Com isto diminui-se drasticamente a procura às clínicas e hospitais, o que repercute na economia com as ações de saúde. Desde que esta inversão de modelo e política se faça com a atuação conjunta de uma equipe multiprofissional, consegue-se realizar aquilo que representa a chave que abre a porta para a revolução no sistema de saúde no Brasil - compreendido por poucos - que é a “desmedicalização” das ações de saúde, ou seja, reduzir a carga sobre os médicos dessas ações e distribuir essa carga e a responsabilidade para outros profissionais da área da saúde ou correlatos.
Esta é a recomendação da Organização Mundial de Saúde que, desde 1984, vem divulgando as diretrizes da Medicina Tradicional e estimulando os países membros a aplicar em seus sistema s de saúde a ideia de valorizar e utilizar os recursos humanos e naturais. Com base nessa filosofia, o nosso Ministério da Saúde lançou em 2006 a Política Nacional de Práticas Integrativas e Complementares de Saúde, com a publicação posterior das Portarias 971 e 853, que instituem recursos como a Fitoterapia, a Acupuntura, a Homeopatia e vários elementos da Medicina Tradicional na rede pública de saúde, o SUS, em todo o território nacional. Isso representou um grande passo em direção a uma mudança ou evolução na oferta dos serviços, mas essas portarias não estão regulamentadas e não estão sendo postas em prática, a não ser em alguns municípios, porém de modo insipiente. É necessário capacitar profissionais de saúde – preferencialmente agentes comunitários de saúde e terapeutas naturistas - para assumirem o desiderato apontado nessas portarias.
O Ministério da Saúde criou o PSF - Programa de Saúde da Família, que está sendo aplicado em muitos estados e municípios, porém ele carece de estrutura e de base, estando ainda centrado demais no médico. Esse programa é importante e pode representar o ponto de partida para as mudanças necessárias na política de saúde aqui apontadas, desde que apropriadamente utilizado e adaptado.
Realidade:
O Brasil é o país de maior biodiversidade do mundo e o mais rico em plantas medicinais e recursos terapêuticos naturais, além dos recursos humanos culturais tradicionais como raizeiros, parteiras, curandeiros, pajés, na mais exuberante etnomedicina conhecida. No entanto, é o terceiro maior consumidor mundial de medicamentos e o país que paga pior os profissionais da área.

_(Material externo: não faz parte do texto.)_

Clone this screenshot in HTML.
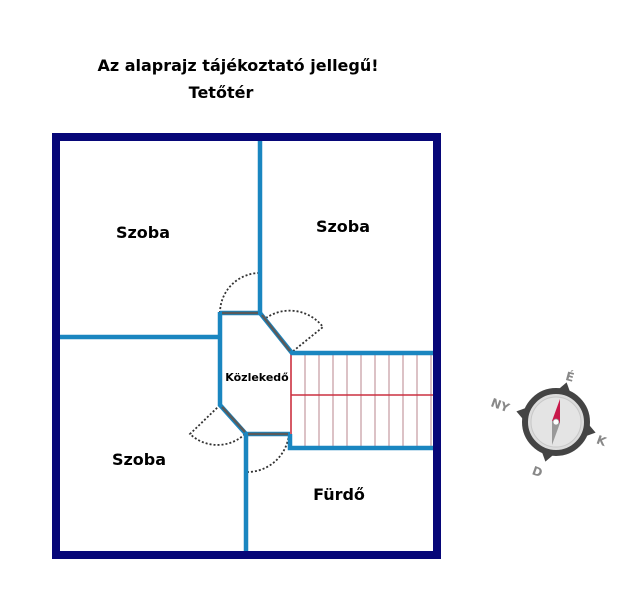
<!DOCTYPE html>
<html><head><meta charset="utf-8"><style>
html,body{margin:0;padding:0;background:#fff;overflow:hidden;}
svg{display:block;}
text{font-family:"DejaVu Sans","Liberation Sans",sans-serif;font-weight:bold;fill:#000;}
</style></head><body>
<svg width="640" height="592" viewBox="0 0 640 592" xmlns="http://www.w3.org/2000/svg">
<text x="238" y="71" font-size="16" text-anchor="middle">Az alaprajz tájékoztató jellegű!</text>
<text x="221" y="98" font-size="16" text-anchor="middle">Tetőtér</text>

<!-- stairs -->
<g stroke="#c9a0a8" stroke-width="1.3">
<line x1="305" y1="355" x2="305" y2="446"/><line x1="319" y1="355" x2="319" y2="446"/>
<line x1="333" y1="355" x2="333" y2="446"/><line x1="347" y1="355" x2="347" y2="446"/>
<line x1="361" y1="355" x2="361" y2="446"/><line x1="375" y1="355" x2="375" y2="446"/>
<line x1="389" y1="355" x2="389" y2="446"/><line x1="403" y1="355" x2="403" y2="446"/>
<line x1="417" y1="355" x2="417" y2="446"/><line x1="431" y1="355" x2="431" y2="446"/>
</g>
<g stroke="#cc3040" stroke-width="1.6">
<line x1="291" y1="354" x2="291" y2="446"/><line x1="291" y1="395" x2="434" y2="395"/>
</g>

<!-- door arcs -->
<g fill="none" stroke="#333" stroke-width="1.8" stroke-dasharray="2,2">
<path d="M220 313 A40 40 0 0 1 258 273"/>
<path d="M266 318 A42 42 0 0 1 323 327 L292 352"/>
<path d="M220 405 L190 434 A40 40 0 0 0 246 433"/>
<path d="M247 472 A42 42 0 0 0 289 434"/>
</g>

<!-- blue walls -->
<g fill="none" stroke="#1a86c0" stroke-width="4.5">
<line x1="260" y1="140" x2="260" y2="313"/>
<line x1="58" y1="337" x2="220" y2="337"/>
<polyline points="220,312 220,405 246,434 246,552"/>
<polyline points="260,313 292,353 434,353"/>
<polyline points="290,434 290,448 434,448"/>
<line x1="220" y1="313" x2="260" y2="313"/>
<line x1="246" y1="434" x2="290" y2="434"/>
</g>
<g stroke="#5a5a5a" stroke-width="2.5">
<line x1="222" y1="313" x2="258" y2="313"/>
<line x1="262" y1="315" x2="290" y2="351"/>
<line x1="222" y1="407" x2="245" y2="432"/>
<line x1="248" y1="434" x2="288" y2="434"/>
</g>

<!-- outer -->
<rect x="56" y="137" width="381" height="418" fill="none" stroke="#070778" stroke-width="8"/>

<text x="143" y="238" font-size="16" text-anchor="middle">Szoba</text>
<text x="343" y="232" font-size="16" text-anchor="middle">Szoba</text>
<text x="139" y="465" font-size="16" text-anchor="middle">Szoba</text>
<text x="339" y="500" font-size="16" text-anchor="middle">Fürdő</text>
<text x="257" y="381" font-size="11" text-anchor="middle">Közlekedő</text>

<!-- compass -->
<g transform="translate(556,422)">
<g fill="#444">
<polygon points="-9,-28 0,-41 9,-28" transform="rotate(15)"/>
<polygon points="-9,-28 0,-41 9,-28" transform="rotate(105)"/>
<polygon points="-9,-28 0,-41 9,-28" transform="rotate(195)"/>
<polygon points="-9,-28 0,-41 9,-28" transform="rotate(285)"/>
</g>
<circle r="31" fill="#dcdcdc" stroke="#444" stroke-width="6"/>
<circle r="25" fill="#e4e4e4" stroke="#c8c8c8" stroke-width="1"/>
<polygon points="4,-23 -4,-1 4,1" fill="#c8184a"/>
<polygon points="-4,23 4,1 -4,-1" fill="#999"/>
<circle r="3" fill="#fff" stroke="#999" stroke-width="0.8"/>
</g>
<g font-size="12">
<text x="566" y="381" style="fill:#888" transform="rotate(15 570 376)">É</text>
<text x="491" y="410" style="fill:#888" transform="rotate(20 502 405)">NY</text>
<text x="597" y="445" style="fill:#888" transform="rotate(20 602 440)">K</text>
<text x="533" y="476" style="fill:#888" transform="rotate(20 538 470)">D</text>
</g>
</svg>
</body></html>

Precisamos de recursos mais baratos, mais simples e eficazes, com as plantas medicinais e outros recursos naturais, que não onerem a economia familiar, do cidadão ou do próprio governo. Os fármacos - apesar de necessários em muitos casos, principalmente agudos – são extremamente caros e não curam as doenças de fato. Há recursos integrativos e complementares mais simples como as ervas medicinais (muitas já catalogadas e aprovadas pelo Ministério da Saúde) a terapia pelos alimentos e recursos naturais, aos quais o povo brasileiro está culturalmente identificado e adaptado.